In February 2026, Secretary of State Marco Rubio delivered a speech at the Munich Security Conference. In a speech that was more warmly received by European leaders than Vice President Vance’s in 2025, he nevertheless emphasized similar themes of reclaiming national sovereignty, closing borders, and defending Western Civilization. As Rubio stated, “We are part of one civilization – Western civilization. We are bound to one another by the deepest bonds that nations could share, forged by centuries of shared history, Christian faith, culture, heritage, language, ancestry, and the sacrifices our forefathers made together for the common civilization to which we have fallen heir” (Rubio, 2026).

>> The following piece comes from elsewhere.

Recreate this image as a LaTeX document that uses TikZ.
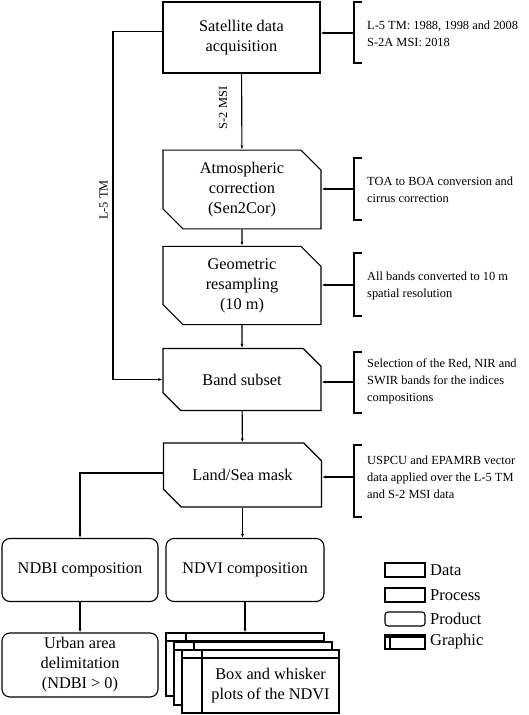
\documentclass[tikz,border=0pt]{standalone}
\usepackage{fontspec}
\setmainfont{Liberation Serif}
\usetikzlibrary{shapes.misc,arrows.meta}

\begin{document}
\begin{tikzpicture}[x=1pt,y=-1pt]

    % Layout in pixels of the 529 x 715 page, y grows downwards
    \useasboundingbox (0,0) rectangle (529,715);

    % Styles: data, process, product and graphic boxes
    \tikzset{
        base/.style={draw, line width=1.1pt, fill=white, align=center,
            inner sep=2pt, font=\fontsize{16.3}{20}\selectfont},
        databox/.style={base, rectangle, minimum width=157, minimum height=71},
        procbox/.style={base, chamfered rectangle,
            chamfered rectangle corners={north east,south west},
            chamfered rectangle xsep=10pt, chamfered rectangle ysep=10pt,
            minimum width=158, minimum height=62},
        prodbox/.style={base, rectangle, rounded corners=8pt,
            minimum width=156, minimum height=63},
        graphbox/.style 2 args={draw, line width=1.1pt, fill=white,
            path picture={
                \draw[line width=1.1pt]
                    ([yshift=-#1]path picture bounding box.north west) --
                    ([yshift=-#1]path picture bounding box.north east);
                \draw[line width=1.1pt]
                    ([xshift=#2]path picture bounding box.north west) --
                    ([xshift=#2]path picture bounding box.south west);
            }},
        note/.style={anchor=west, align=left, inner sep=0pt,
            font=\fontsize{12.4}{17}\selectfont},
        lbl/.style={rotate=90, inner sep=0pt, font=\fontsize{12.4}{15}\selectfont},
        legtxt/.style={anchor=west, inner sep=0pt, font=\fontsize{16.5}{18}\selectfont},
        brk/.style={line width=1.1pt},
        arr/.style={line width=1.1pt, -{Latex[length=4pt,width=3pt]}}
    }

    % Bracket: x of the spine and of the tick ends
    \def\bx{354}
    \def\bt{362}

    % --- main column (x = 242) ---
    \node[databox] (sat)  at (241.5,37.5) {Satellite data\\acquisition};
    \node[procbox] (atm)  at (242,189.5)  {Atmospheric\\correction\\(Sen2Cor)};
    \node[procbox] (geo)  at (242,285.5)  {Geometric\\resampling\\(10 m)};
    \node[procbox] (band) at (242,379.5)  {Band subset};
    \node[procbox, minimum height=64] (mask) at (242.5,475) {Land/Sea mask};

    % --- products ---
    \node[prodbox] (ndbi)  at (80,570)  {NDBI composition};
    \node[prodbox, minimum width=158] (ndvi) at (245,570) {NDVI composition};
    \node[prodbox, minimum height=64] (urban) at (80,665) {Urban area\\delimitation\\(NDBI > 0)};

    % --- graphic: three stacked sheets ---
    \node[graphbox={8pt}{20pt}, minimum width=158, minimum height=63] (plot1) at (245,664.5) {};
    \node[graphbox={8pt}{20pt}, minimum width=158, minimum height=63] (plot2) at (253,673.5) {};
    \node[graphbox={8pt}{20pt}, minimum width=157, minimum height=63] (plot3) at (260.5,681.5) {};
    \node[base, draw=none, fill=none] (plots) at (270.5,686) {Box and whisker\\plots of the NDVI};

    % --- connectors ---
    \draw[arr] (sat) -- (atm);
    \node[lbl] (s2) at (223,108) {S-2 MSI};
    \draw[arr] (atm) -- (geo);
    \draw[arr] (geo) -- (band);
    \draw[arr] (band) -- (mask);
    \coordinate (l5) at (113,200);
    \draw[arr] ([yshift=6pt]sat.west) -| (l5) |- (band.west);
    \node[lbl] (l5lbl) at (103.5,200) {L-5 TM};
    \draw[arr] ([yshift=2pt]mask.west) -| (ndbi);
    \draw[arr] (mask.south) -- (mask.south |- ndvi.north);
    \draw[arr] (ndbi) -- (urban);
    \draw[arr] (ndvi.south) -- (ndvi.south |- plot1.north);

    % --- brackets with notes ---
    \draw[brk] (\bt,2) -- (\bx,2) -- (\bx,63) -- (\bt,63);
    \coordinate (b1) at (\bx,33);
    \draw[arr] (b1) -- (b1 -| sat.east);
    \node[note] (n1) at (367,34) {L-5 TM: 1988, 1998 and 2008\\S-2A MSI: 2018};

    \draw[brk] (\bt,158) -- (\bx,158) -- (\bx,220) -- (\bt,220);
    \coordinate (b2) at (\bx,189);
    \draw[arr] (b2) -- (b2 -| atm.east);
    \node[note] (n2) at (367,190) {TOA to BOA conversion and\\cirrus correction};

    \draw[brk] (\bt,253) -- (\bx,253) -- (\bx,316) -- (\bt,316);
    \coordinate (b3) at (\bx,285);
    \draw[arr] (b3) -- (b3 -| geo.east);
    \node[note] (n3) at (367,286) {All bands converted to 10 m\\spatial resolution};

    \draw[brk] (\bt,352) -- (\bx,352) -- (\bx,413) -- (\bt,413);
    \coordinate (b4) at (\bx,382);
    \draw[arr] (b4) -- (b4 -| band.east);
    \node[note] (n4) at (367,381) {Selection of the Red, NIR and\\SWIR bands for the indices\\compositions};

    \draw[brk] (\bt,445) -- (\bx,445) -- (\bx,517) -- (\bt,517);
    \coordinate (b5) at (\bx,477);
    \draw[arr] (b5) -- (b5 -| mask.east);
    \node[note] (n5) at (367,477) {USPCU and EPAMRB vector\\data applied over the L-5 TM\\and S-2 MSI data};

    % --- legend (x = 385..425) ---
    \node[draw, line width=1.1pt, minimum width=40, minimum height=14, inner sep=0pt] (kdata) at (405,570) {};
    \node[draw, line width=1.1pt, chamfered rectangle,
        chamfered rectangle corners={north east,south west},
        chamfered rectangle xsep=3pt, chamfered rectangle ysep=3pt,
        minimum width=40, minimum height=14, inner sep=0pt] (kproc) at (405,595) {};
    \node[draw, line width=1.1pt, rounded corners=3pt, minimum width=40, minimum height=14, inner sep=0pt] (kprod) at (405,619) {};
    \node[graphbox={2pt}{5pt}, minimum width=40, minimum height=14, inner sep=0pt] (kgraph) at (405,642) {};
    \node[legtxt] at (430,570) {Data};
    \node[legtxt] at (430,595) {Process};
    \node[legtxt] at (430,619) {Product};
    \node[legtxt] at (430,642) {Graphic};

\end{tikzpicture}
\end{document}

In short, when the Trump administration deploys the language of Western civilization and identity, it minimizes the importance of shared democratic principles and ideals that transcend cultural, religious, and ethnocultural differences. Instead, it views Western civilization and identity as united by a specific cultural, religious, and ethnocultural heritage that excludes – and sees as threats – cultural, religious, and ethnocultural “others” (Gawthorpe, 2025). And noting that US national identity historically contains a tension between a civic-ideals strand and an ethnonational strand, Restad concludes that Trump undermines the former while legitimizing the latter, ultimately undermining “US liberal values-based leadership abroad” (2020: 10).
Conclusion
While highlighting the various dimensions of populism, I have argued that Trumpism is indeed a unique form of populism, as evident in its ideological content, communicative style, and political strategy, as well as its economic, political, and cultural substance. While the slogan “Make America Great Again” provides an angle on Trump’s domestic populism, “America First” offers a similar angle on his foreign policy. In both its domestic and international orientations, I have highlighted areas where Trumpism has posed challenges to the health of liberal democracy in the US and around the world. In short, as a domestic-facing populism, Trumpism places serious strains on the democratic norms and constitutional principles of US liberal democracy (Levitsky & Way, 2025; Luttig, 2025). And as an internationally-facing populism, Trumpism pursues policies that risk dismantling the very rules-based international order the US helped build to promote human rights and liberal democracy in the post-WWII era (Abrahamian, 2025; Ashford, 2025; Brands, 2018; Restad, 2020).
From here, further research can help us develop a greater understanding of the many layers and dimensions of populism. Will Trumpism institutionalize itself, given Trump’s effort to reshape the federal government and accumulate power in the Executive Branch? Once Donald Trump leaves office, can Trumpism survive without Trump? Will Trumpism establish a new economic and social order that reverses many of the civil and political rights gained by social movements in the mid- to late-twentieth century? How will Trumpism coordinate with other right-wing populists to reshape not only domestic politics but international affairs? If the US sides with populists against liberal democracy, will populist foreign policy usher in a new Cold War or a multipolar order that revives a Great Power politics based on spheres of influence defined not by shared principles but by political power and civilizational fault lines? Will Trumpism result in such extreme corruption and self-dealing that, like Orbán, there will be an anti-populist revolt in favor of the rule of law? Other questions merit examination, of course, but it is clear that the populist turn of the US will have significant and long-lasting consequences for the status of liberal democracy in the US and around the world.
Footnotes
[1] Moreover, Sanders positions himself as fighting on behalf of, and with, the people rather than speaking for them as Trump does (Cohen, 2026; Macaulay, 2019). For a contrary view that both Sanders and Trump are examples of a new style of truth-telling, authentic populists, see Tucker, Jr. (2022).
[2] By 2024, the United States Marshall’s Service reported that “serious threats to federal judges have doubled since 2021,” and over half of the federal judges surveyed said they faced increasing threats (Over Half of Judges Report Threats, Environment Affecting Mental Health, 2024).
[3] It is worth noting that district and appeals courts have frequently blocked Trump’s executive actions (even if the Supreme Court eventually overrules them), which should not be discounted as a sign that the judiciary is serving as an important check on Trumpism.
[4] For example, the number of right-wing populists invited to Trump’s 2025 inauguration, “Italy’s Meloni, Argentina’s Milei, Belgium’s Tom Van Grieken, Hungary’s Orbán, France’s Eric Zemmour, El Salvador’s Nayib Bukele, and more —indicates Trump takes seriously his connections to like-minded Western populists”(Constantini, 2025).
[5] As Keohane and Nye, Jr., recently wrote, Trump’s focus on free-riding is ultimately short-sighted: “Trump has focused so much on the costs of what he sees as free-riding by allies that he neglects the fact that the United States gets to drive the bus—and thus pick the destination and the route” (Keohane & Nye, Jr., 2025).
[6] For example, Donald Trump’s claim that Haitian refugees are “eating the cats” originated with a social media post accusing Haitians of eating geese and ducks in Springfield, Ohio. This claim was widely debunked (Reuters Fact Check, 2024). And, a similar claim in the UK that immigrants were “eating the swans,” which was repeated by Trump’s ally Nigel Farage, was also debunked (Full Fact Team, 2025).